The newspaper was not criticizing the U. S. Post Office as much as complaining about train schedules injecting unnecessary delays in the delivery of the mail. With an enormous amount of mail produced by the oil boom in Homer, the delays interfered with timely business transactions. Leases, contracts, and other legal documents were exchanged between Homer and Shreveport and points beyond as investors and property owners conducted business.

The east-west Vicksburg, Shreveport & Pacific train departed Shreveport with Homer’s mail before the morning mail from Dallas and New Orleans arrived. Therefore, mail from the west or south was delayed by a day. Mail from Shreveport and from the east came into Gibsland on the V. S. & P. Railroad, and was then transferred to the Louisiana & Northwest for the journey north to Homer. But the L. & N.W. left for Homer before the trains from the east and west arrived, also delaying the mail by another 24 hours.

The Guardian-Journal proposed a solution: “We suggest to the business men that a petition to the postal authorities might be effective in arranging to have the mail brought [from Gibsland] once a day from the V. S. & P. by motor truck.”

Whether a petition was prepared is unclear, but the Post Office recognized the need to hasten delivery of mail related to the oil transactions. Announcement was made July 19, 1920, that a temporary air mail service between Homer and Shreveport had been authorized.

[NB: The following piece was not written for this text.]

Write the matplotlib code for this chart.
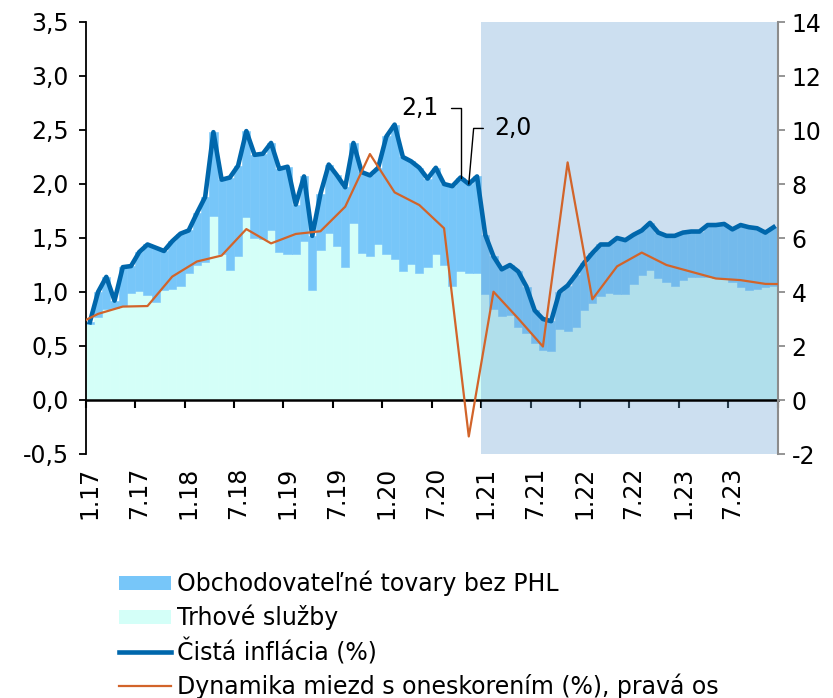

The route was identified as the first air mail objective because of the enormous amount of correspondence circulating due to the Claiborne Parish oil boom. Other routes between Shreveport and New Orleans, Baton Rouge, Alexandra, and Dallas were contemplated by Post Office authorities.

The first ever air mail flight in the South left the Shreveport fairgrounds at 2:45 p.m. on July 21, piloted by Lieutenant Lin G. Pittman with A. E. Ford, superintendent of mails for the Shreveport Post Office, as a passenger. The Curtiss Jenny biplane, carrying 3,000 pieces of mail, belonged to the Gulf States Aircraft Company which hoped to gain air mail contracts in the region.

The plane landed successfully at the Homer fairgrounds, except for very minor damage to one of the craft’s wings “caused by running into a bunch of horses grazing in the fairgrounds.” A workman from the L. & N.W. repair shop quickly patched up the plane in time for its return to Shreveport.

A newspaper report said, “Homer was very much excited over the flight. Homer postmaster Ezzie Fulmer, Chamber of Commerce and city officers and a great crowd of citizens being at the landing field to watch the arrival and departure of the plane.”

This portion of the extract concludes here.